Dalam pidatonya, tokoh oposisi itu juga menegaskan, ia tidak mendendam kepada junta militer yang menjatuhkan ketidak adilan terhadap dirinya. Dalam 21 tahun terakhir ini, 15 tahun diantaranya harus dijalani Aung San Suu Kyi dalam status sebagai tahanan.

Sebelumnya Aung San Suu Kyi melakukan pertemuan dengan para dutabesar asing dan diplomat di Yangon. Dari kalangan diplomat disebutkan, bahwa Suu Kyi tidak menerima dokumen apapun untuk pembebasan dirinya dari status tahanan rumah.

Sementara itu masyarakat internasional dalam reaksinya atas pembebasan dan pidato pertama Aung San Suu Kyi, menyatakan harapannya bahwa hal itu merupakan peluang bagi perubahan di Myanmar.

Kanselir Jerman, Angela Merkel dan menteri luar negeri, Guido Westerwelle mengharapkan agar Aung San Suu Kyi dapat melakukan kiprahnya bagi demokrasi di negaranya tanpa hambatan.

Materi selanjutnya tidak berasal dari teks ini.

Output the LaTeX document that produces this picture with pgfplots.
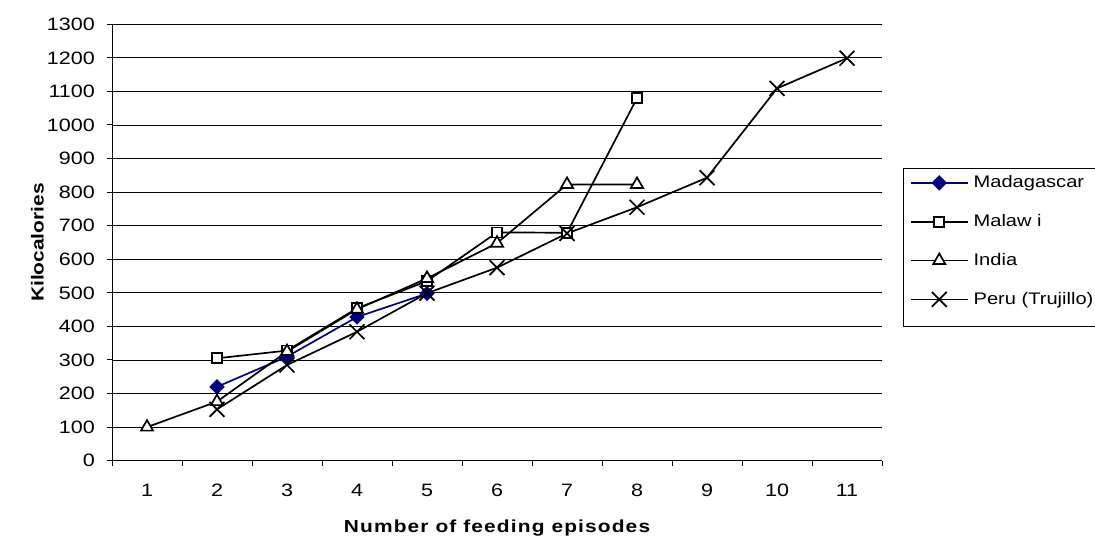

Westerwele menyerukan di Berlin, agar rezim militer Myanmar juga membebaskan tahanan politik lainnya.“Ini merupakan langkah pertama. Masih banyak tahanan politik yang harus segera dibebaskan,“ tukasnya.

Seruan serupa untuk membebaskan seluruhnya lebih dari 2.000 tahanan politik di Myanmar juga dilontarkan oleh sekjen PBB, Ban Ki Moon. Juga utusan khusus Uni Eropa untuk Myanmar, Piero Fassino menuntut pembebasan segera seluruh tahanan politik. Fassino menegaskan, kini saatnya bagi Myanmar untuk melakukan rekonsiliasi nasional serta melakukan transisi demokrasi berbasis dialog dan keikut sertaan rakyat.

Sementara itu presiden Perancis, Nicolas Sarkozy menjanjikan akan terus mengamati bagaimana perlakuan rezim militer terhadap Aung San Suu Kyi di masa depan.

Akan tetapi disamping tanggapan penuh harapan, pengacara Aung San Suu Kyi, Jared Genser juga mengingatkan bahwa rezim militer Myanmar dapat kembali bertindak sewenenang-wenang. Kapan saja, pimpinan militer dapat kembali menetapkan status tahanan rumah atau bahkan memenjarakan tokoh oposisi sekaligus pemenang hadiah Nobel Perdamaian itu.

Pernyataan senada dilontarkan Amnesty International menanggapi pembebasan Aung San Suu Kyi. Organisasi pembela hak asasi yang bermarkay di New York itu menyebutkan, pembebasan Suu Kyi merupakan rencana sinis junta militer, untuk mengalihkan perhatian dan mencegah kritik terhadap pemilu parlemen yang baru saja digelar.